Indeed, when the Saxe case went to trial in 2005, the judge ruled in favor of Metro State. Although faculty handbooks, like other employment handbooks, can be deemed to constitute employment contracts, the 1994 faculty handbook at Metro specifically provided that its provisions could be altered, and state law also allowed the college’s board to make changes. Since the 2003 handbook didn’t take away tenure itself–or the right not to be fired except for cause or as part of a reduction in force–the professors couldn’t argue that they had been legally harmed the changes, the court ruled.

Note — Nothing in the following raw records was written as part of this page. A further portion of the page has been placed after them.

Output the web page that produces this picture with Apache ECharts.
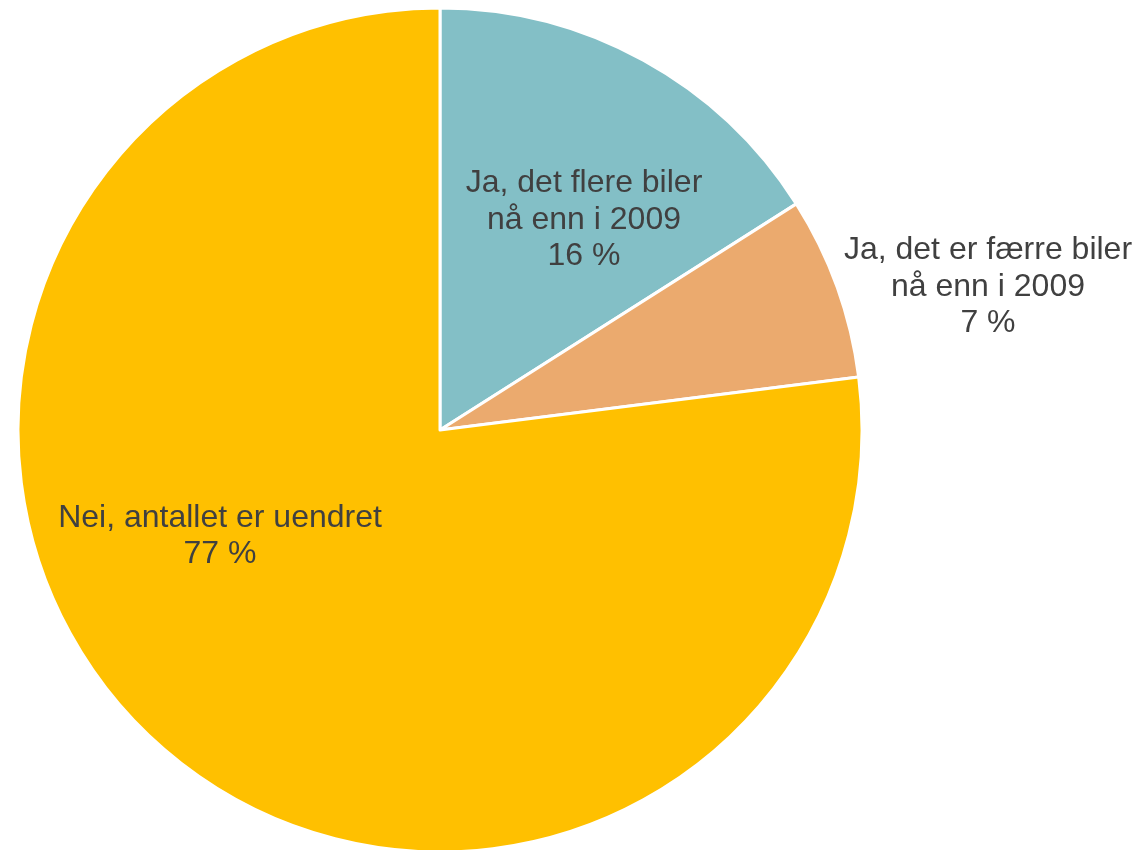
<!DOCTYPE html>
<html>
<head>
<meta charset="utf-8">
<script src="https://cdn.jsdelivr.net/npm/echarts@6/dist/echarts.min.js"></script>
<style>html,body{margin:0;padding:0;background:#fff;}#c{width:1140px;height:850px;}</style>
</head>
<body>
<div id="c"></div>
<script>
const categories = ["Ja, det flere biler\nnå enn i 2009", "Ja, det er færre biler\nnå enn i 2009", "Nei, antallet er uendret"];
const values = [16, 7, 77];
const colors = ["#83BFC6", "#EBAA6E", "#FFC000"];
const labelPos = [[584, 220], [988, 287], [220, 536]];

const chart = echarts.init(document.getElementById('c'), null, {renderer: 'canvas'});
chart.setOption({
  animation: false,
  series: [{
    type: 'pie',
    center: [440, 430],
    radius: 422,
    startAngle: 90,
    clockwise: true,
    data: categories.map((n, i) => ({name: n, value: values[i], itemStyle: {color: colors[i]}})),
    itemStyle: {borderColor: '#fff', borderWidth: 3},
    label: {
      show: true,
      position: 'inside',
      formatter: p => p.name + '\n' + p.value + ' %',
      color: '#404040',
      fontFamily: 'Liberation Sans, Arial, sans-serif',
      fontSize: 32,
      lineHeight: 36.5,
      align: 'center'
    },
    labelLine: {show: false},
    labelLayout: function (params) {
      const p = labelPos[params.dataIndex];
      return {x: p[0], y: p[1], align: 'center', verticalAlign: 'middle'};
    },
    emphasis: {disabled: true}
  }]
});
</script>
</body>
</html>
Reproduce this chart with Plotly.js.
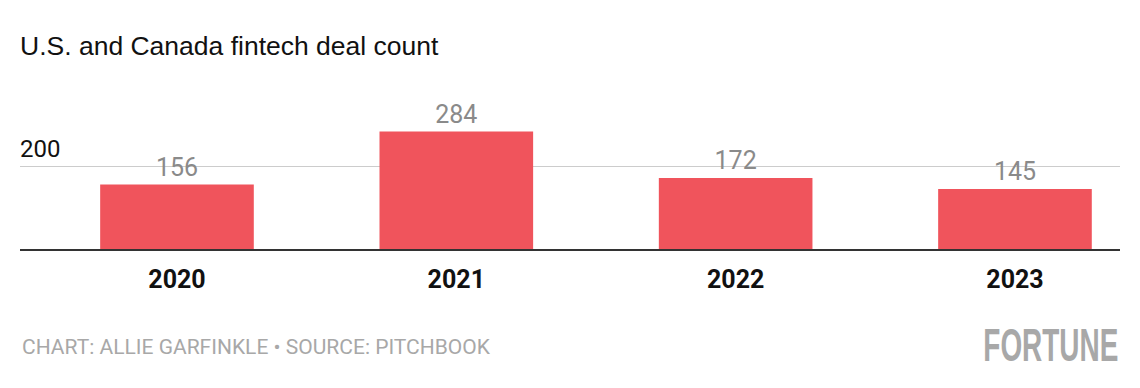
<!DOCTYPE html>
<html>
<head>
<meta charset="utf-8">
<script src="https://cdn.plot.ly/plotly-3.0.1.min.js"></script>
<style>html,body{margin:0;padding:0;background:#fff;}#chart{width:1140px;height:388px;}</style>
</head>
<body>
<div id="chart"></div>
<script>
const years = ["2020", "2021", "2022", "2023"];
const dealCounts = [156, 284, 172, 145];
const yTickValues = [200];
const yTickLabels = ["200"];
const titleText = "U.S. and Canada fintech deal count";
const footerText = "CHART: ALLIE GARFINKLE • SOURCE: PITCHBOOK";
const logoText = "FORTUNE";

const trace = {
  type: "bar",
  x: years,
  y: dealCounts,
  width: 0.55,
  marker: {color: "#F0545C"},
  text: dealCounts.map(String),
  textposition: "outside",
  textfont: {family: "Roboto, sans-serif", size: 25, color: "#8a8a8a"},
  cliponaxis: false,
  hoverinfo: "skip"
};

const layout = {
  width: 1140,
  height: 388,
  margin: {l: 20, r: 20, t: 125, b: 139, pad: 0},
  paper_bgcolor: "#fff",
  plot_bgcolor: "#fff",
  showlegend: false,
  title: {
    text: titleText,
    xref: "container", yref: "container",
    x: 20/1140, xanchor: "left",
    y: 1 - 46/388, yanchor: "middle",
    font: {family: "Liberation Sans, Arial, sans-serif", size: 26.5, color: "#111"}
  },
  xaxis: {
    type: "category",
    range: [-0.562, 3.376],
    showgrid: false,
    zeroline: false,
    showline: true,
    linecolor: "#333",
    linewidth: 2,
    ticks: "",
    ticklabelstandoff: 7,
    tickfont: {family: "Roboto, sans-serif", size: 25, color: "#111", weight: "bold"},
    fixedrange: true
  },
  yaxis: {
    range: [0, 300],
    tickvals: yTickValues,
    ticktext: yTickLabels,
    ticklabelposition: "inside",
    ticklabelshift: -18,
    ticklabelstandoff: -3,
    tickfont: {family: "Roboto, sans-serif", size: 24, color: "#111"},
    showgrid: true,
    gridcolor: "#cccccc",
    gridwidth: 1.5,
    zeroline: false,
    showline: false,
    ticks: "",
    fixedrange: true
  },
  annotations: [
    {
      text: footerText,
      xref: "paper", yref: "paper",
      x: 0, xanchor: "left",
      y: -0.79, yanchor: "middle",
      showarrow: false,
      font: {family: "Roboto, sans-serif", size: 21, color: "#a8a8a8"}
    },
    {
      text: logoText,
      xref: "paper", yref: "paper",
      x: 1, xanchor: "right",
      y: -0.774, yanchor: "middle",
      showarrow: false,
      font: {family: "Liberation Sans, Arial, sans-serif", size: 46, color: "#a8a8a8", weight: "bold"}
    }
  ]
};

Plotly.newPlot("chart", [trace], layout, {displayModeBar: false, staticPlot: true}).then(function () {
  // condense the logo wordmark horizontally, anchored at its right edge
  document.querySelectorAll("g.annotation text.annotation-text").forEach(function (t) {
    if (t.textContent === logoText) {
      const bb = t.getBBox();
      const right = bb.x + bb.width;
      const sx = 135 / bb.width;
      t.setAttribute("transform", "translate(" + right + ",0) scale(" + sx + ",1) translate(" + (-right) + ",0)");
    }
  });
});
</script>
</body>
</html>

It was only when the case got to the Colorado Court of Appeals in 2007 that the idea of “vested rights” protected by the Colorado Constitution came into play. The state’s constitution bars state officials (including the trustees of public colleges) from depriving Colorado residents of “vested rights” even if the officials’ actions are sanctioned by contract or law. Under Colorado case law, a right is “vested” if three factors are present: the right advances a “public interest,” the official act “defeats” the reasonable expectations of the affected individuals,” and the act “surprises” people who have relied on a contrary state of affairs. The appeals court then sent the case back to the lower court for a ruling on the vested-rights issue—based on the AAUP-channeling trial testimony of Matthew Finkin. Haglund ruled that the AAUP’s definition of tenure was evidence of an “industry standard” of no-firing on which Metro State professors were entitled to rely no matter what their faculty handbook said.

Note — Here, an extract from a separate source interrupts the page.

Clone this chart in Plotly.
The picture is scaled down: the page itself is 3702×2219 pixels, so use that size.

Haglund’s ruling is good news for the AAUP, and it is presumably good news for tenured professors everywhere, many of whom are undoubtedly worried about layoffs in these days of shrunken endowments and tight state budgets. Ultimately, however, the ruling is likely to be bad news for any academic who would like to get tenure someday, along with its prestige and job protections. According to the U.S. Department of Education, only 32 percent of instructors at college and universities in America either had tenure or were on a tenure track in 2005, compared with 56 percent in 1975. A full 48 percent of college teachers were part-time employees in 2005. If Judge Haglund’s opinion—that a “flexible’ tenure system is “oxymoronic”—becomes adopted by other judges as the law of the land, expect to see increasing numbers of college administrators opting for flexibility and that 32 percent figure looking like a nostalgic remnant from a golden age.